>> start

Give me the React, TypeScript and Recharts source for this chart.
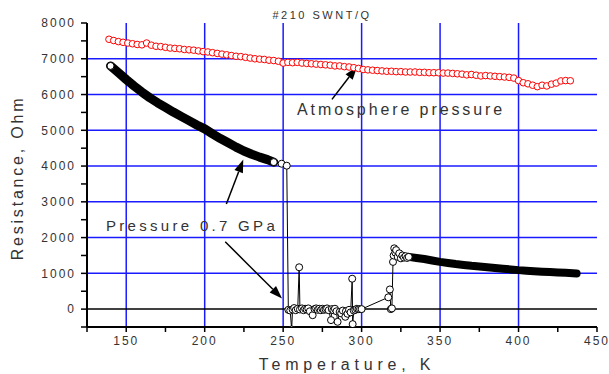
import React from "react";
import { ComposedChart, Line, XAxis, YAxis, CartesianGrid, ReferenceLine } from "recharts";

// atmosphere pressure run (red open circles)
const atmTemps = [
  139, 142, 145, 148, 151, 154, 157, 160, 163, 166, 169, 172, 175, 178, 181, 184, 187, 190, 193, 196,
  199, 202, 205, 208, 211, 214, 217, 220, 223, 226, 229, 232, 235, 238, 241, 244, 247, 250, 253, 256,
  259, 262, 265, 268, 271, 274, 277, 280, 283, 286, 289, 292, 295, 298, 301, 304, 307, 310, 313, 316,
  319, 322, 325, 328, 331, 334, 337, 340, 343, 346, 349, 352, 355, 358, 361, 364, 367, 370, 373, 376,
  379, 382, 385, 388, 391, 394, 397, 400, 403, 406, 409, 412, 415, 418, 421, 424, 427, 430, 433,
];
const atmRes = [
  7545, 7510, 7480, 7460, 7440, 7420, 7400, 7390, 7440, 7380, 7350, 7340, 7320, 7300, 7290, 7280, 7260, 7250, 7240, 7220,
  7200, 7190, 7170, 7150, 7130, 7110, 7090, 7070, 7060, 7040, 7020, 7000, 6990, 6980, 6960, 6950, 6930, 6880, 6900, 6890,
  6900, 6880, 6870, 6860, 6850, 6840, 6830, 6820, 6800, 6800, 6780, 6770, 6750, 6730, 6700, 6690, 6680, 6670, 6660, 6650,
  6650, 6640, 6640, 6630, 6630, 6630, 6620, 6620, 6610, 6610, 6610, 6600, 6600, 6590, 6580, 6570, 6550, 6560, 6540, 6520,
  6530, 6520, 6510, 6500, 6490, 6480, 6460, 6390, 6330, 6300, 6260, 6220, 6260, 6240, 6290, 6320, 6380, 6390, 6385,
];

// 0.7 GPa run, dense part below the transition
const lowTemps = [140, 145, 150, 155, 160, 165, 170, 175, 180, 185, 190, 195, 200, 205, 210, 215, 220, 225, 230, 235, 240, 244];
const lowRes = [6800, 6610, 6420, 6240, 6070, 5910, 5770, 5640, 5510, 5390, 5270, 5150, 5040, 4900, 4770, 4650, 4530, 4420, 4330, 4250, 4180, 4110];

// 0.7 GPa run, dense cluster sitting near zero
const zeroTemps = [256, 260, 265, 270, 275, 280, 285, 290, 295, 300];
const zeroRes = [0, 0, 0, 0, -20, -40, -60, -40, 0, 0];

// 0.7 GPa run, sparse points through the transition
const jumpTemps = [
  244, 249, 252.3, 253.3, 254.5, 255.4, 256, 257, 258, 259.3, 260.2, 260.7, 262, 263, 264, 265, 266, 267, 268.8, 270,
  271, 272, 273, 274, 275, 276, 277, 278, 279, 280.5, 281, 282, 283, 284, 284.7, 286, 287, 288, 289.6, 290,
  291, 292, 293, 294, 294.3, 295, 296, 297, 298, 299, 300, 317, 318, 318.6, 319.3, 320, 320.4, 320.8, 321.5, 322,
  323, 324, 325, 326, 327, 328, 329, 330,
];
const jumpRes = [
  4110, 4065, 4010, -20, -40, -570, -10, 30, -30, 10, 1170, -10, 20, -30, 10, -10, 20, -60, -170, 0,
  20, -20, 10, -30, 10, -20, 0, 20, -30, -307, 0, -30, 10, -60, -355, -80, -120, -40, -215, -60,
  -130, -20, -90, 850, -420, -40, -20, 10, 0, 0, 0, 330, 550, 0, 20, 1320, 1500, 1700, 1580, 1650,
  1460, 1560, 1420, 1500, 1440, 1480, 1430, 1460,
];

// 0.7 GPa run, dense part above the transition
const highTemps = [330, 335, 340, 345, 350, 355, 360, 365, 370, 375, 380, 385, 390, 395, 400, 405, 410, 415, 420, 425, 430, 437];
const highRes = [1460, 1430, 1400, 1360, 1320, 1290, 1260, 1235, 1210, 1190, 1170, 1150, 1130, 1110, 1090, 1075, 1060, 1048, 1035, 1025, 1015, 998];

const xTicks = [125, 150, 175, 200, 225, 250, 275, 300, 325, 350, 375, 400, 425, 450];
const yTicks = [-500, 0, 500, 1000, 1500, 2000, 2500, 3000, 3500, 4000, 4500, 5000, 5500, 6000, 6500, 7000, 7500, 8000];
const gridTemps = [150, 200, 250, 300, 350, 400];
const gridRes = [1000, 2000, 3000, 4000, 5000, 6000, 7000];

// annotation arrows, tail -> tip, in data units
const atmArrow = [{ x: 281.1, y: 5865 }, { x: 297.1, y: 6777 }];
const gpaArrowUp = [{ x: 213.8, y: 2937 }, { x: 224.6, y: 4182 }];
const gpaArrowDown = [{ x: 213.1, y: 1882 }, { x: 249.3, y: 299 }];

const zip = (ts: number[], vs: number[]) => ts.map((t, i) => ({ t, v: vs[i] }));
const atmData = zip(atmTemps, atmRes);
const lowData = zip(lowTemps, lowRes);
const zeroData = zip(zeroTemps, zeroRes);
const jumpData = zip(jumpTemps, jumpRes);
const highData = zip(highTemps, highRes);

const FONT = '"Liberation Sans", Arial, sans-serif';
const GRID = "#1a1aff";
const tickStyle = { fill: "#333", fontSize: 12, fontFamily: FONT, letterSpacing: 2 };

const Arrow = (p: any) => {
  const { x1, y1, x2, y2 } = p;
  const a = Math.atan2(y2 - y1, x2 - x1);
  const len = 13;
  const half = 4.5;
  const bx = x2 - len * Math.cos(a);
  const by = y2 - len * Math.sin(a);
  const nx = -Math.sin(a) * half;
  const ny = Math.cos(a) * half;
  return (
    <g>
      <line x1={x1} y1={y1} x2={bx} y2={by} stroke="#000" strokeWidth={1.5} />
      <polygon points={`${x2},${y2} ${bx + nx},${by + ny} ${bx - nx},${by - ny}`} fill="#000" />
    </g>
  );
};

const firstDotOnly = (p: any) =>
  p.index === 0 ? (
    <circle key={`d${p.index}`} cx={p.cx} cy={p.cy} r={3.5} fill="#fff" stroke="#000" strokeWidth={1} />
  ) : (
    <g key={`d${p.index}`} />
  );

const txt: React.CSSProperties = { position: "absolute", fontFamily: FONT, color: "#333", lineHeight: 1, whiteSpace: "nowrap" };

export default function App() {
  return (
    <div style={{ position: "relative", width: 609, height: 374, background: "#fff" }}>
      <style>{"body{margin:0}"}</style>
      <ComposedChart width={609} height={374} margin={{ top: 23, right: 12, bottom: 17, left: 27 }}>
        <CartesianGrid
          stroke={GRID}
          strokeWidth={1.5}
          strokeDasharray=""
          verticalValues={gridTemps}
          horizontalValues={gridRes}
        />
        <XAxis
          type="number"
          dataKey="t"
          domain={[125, 450]}
          ticks={xTicks}
          interval={0}
          allowDataOverflow
          height={30}
          tickSize={5}
          tickMargin={4}
          tickFormatter={(v: number) => (v % 50 === 0 ? String(v) : "")}
          tick={tickStyle}
          axisLine={{ stroke: "#000", strokeWidth: 2 }}
          tickLine={{ stroke: "#000", strokeWidth: 1.5 }}
        />
        <XAxis
          xAxisId="top"
          orientation="top"
          type="number"
          dataKey="t"
          domain={[125, 450]}
          ticks={xTicks}
          interval={0}
          allowDataOverflow
          mirror
          height={0}
          tickSize={4}
          tick={false}
          axisLine={{ stroke: "#000", strokeWidth: 2 }}
          tickLine={{ stroke: "#000", strokeWidth: 1.5 }}
        />
        <YAxis
          type="number"
          domain={[-500, 8000]}
          ticks={yTicks}
          interval={0}
          allowDataOverflow
          width={60}
          tickSize={6}
          tickMargin={5}
          tickFormatter={(v: number) => (v % 1000 === 0 ? String(v) : "")}
          tick={tickStyle}
          axisLine={{ stroke: "#000", strokeWidth: 2 }}
          tickLine={{ stroke: "#000", strokeWidth: 1.5 }}
        />
        <YAxis
          yAxisId="right"
          orientation="right"
          type="number"
          domain={[-500, 8000]}
          ticks={yTicks}
          interval={0}
          allowDataOverflow
          mirror
          width={0}
          tickSize={4}
          tick={false}
          axisLine={{ stroke: "#000", strokeWidth: 2 }}
          tickLine={{ stroke: "#000", strokeWidth: 1.5 }}
        />
        <ReferenceLine y={0} stroke="#000" strokeWidth={1.5} />
        <Line
          data={atmData}
          dataKey="v"
          stroke="none"
          strokeWidth={0}
          dot={{ r: 3.3, stroke: "#ff0000", strokeWidth: 1, fill: "#fff" }}
          isAnimationActive={false}
        />
        <Line
          data={lowData}
          dataKey="v"
          stroke="#000"
          strokeWidth={9}
          strokeLinecap="round"
          strokeLinejoin="round"
          dot={firstDotOnly}
          isAnimationActive={false}
        />
        <Line
          data={highData}
          dataKey="v"
          stroke="#000"
          strokeWidth={8}
          strokeLinecap="round"
          strokeLinejoin="round"
          dot={false}
          isAnimationActive={false}
        />
        <Line
          data={zeroData}
          dataKey="v"
          stroke="#000"
          strokeWidth={6}
          strokeLinecap="round"
          strokeLinejoin="round"
          dot={false}
          isAnimationActive={false}
        />
        <Line
          data={jumpData}
          dataKey="v"
          stroke="#000"
          strokeWidth={1}
          dot={{ r: 3.5, stroke: "#000", strokeWidth: 1, fill: "#fff" }}
          isAnimationActive={false}
        />
        <ReferenceLine segment={atmArrow} shape={Arrow} ifOverflow="visible" />
        <ReferenceLine segment={gpaArrowUp} shape={Arrow} ifOverflow="visible" />
        <ReferenceLine segment={gpaArrowDown} shape={Arrow} ifOverflow="visible" />
      </ComposedChart>

      <div style={{ ...txt, left: 222, top: 10, width: 200, textAlign: "center", fontSize: 11, letterSpacing: 2.5 }}>
        #210 SWNT/Q
      </div>
      <div
        style={{
          ...txt,
          left: 17.8 - 100,
          top: 178 - 10,
          width: 200,
          height: 20,
          lineHeight: "20px",
          textAlign: "center",
          fontSize: 16,
          letterSpacing: 2.8,
          transform: "rotate(-90deg)",
        }}
      >
        Resistance, Ohm
      </div>
      <div style={{ ...txt, left: 197, top: 356.5, width: 300, textAlign: "center", fontSize: 16, letterSpacing: 4.8 }}>
        Temperature, K
      </div>
      <div style={{ ...txt, left: 297, top: 101.5, fontSize: 16, letterSpacing: 2.9 }}>Atmosphere pressure</div>
      <div style={{ ...txt, left: 106, top: 218, fontSize: 15, letterSpacing: 3.3 }}>Pressure 0.7 GPa</div>
    </div>
  );
}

>> end

Please quote the lines of the material, beginning with the first and ending with the one that contains "YAxis, CartesianGrid, ReferenceLine", exactly as written and without any pictures.

Output of the task>
Give me the React, TypeScript and Recharts source for this chart.
import React from "react";
import { ComposedChart, Line, XAxis, YAxis, CartesianGrid, ReferenceLine } from "recharts";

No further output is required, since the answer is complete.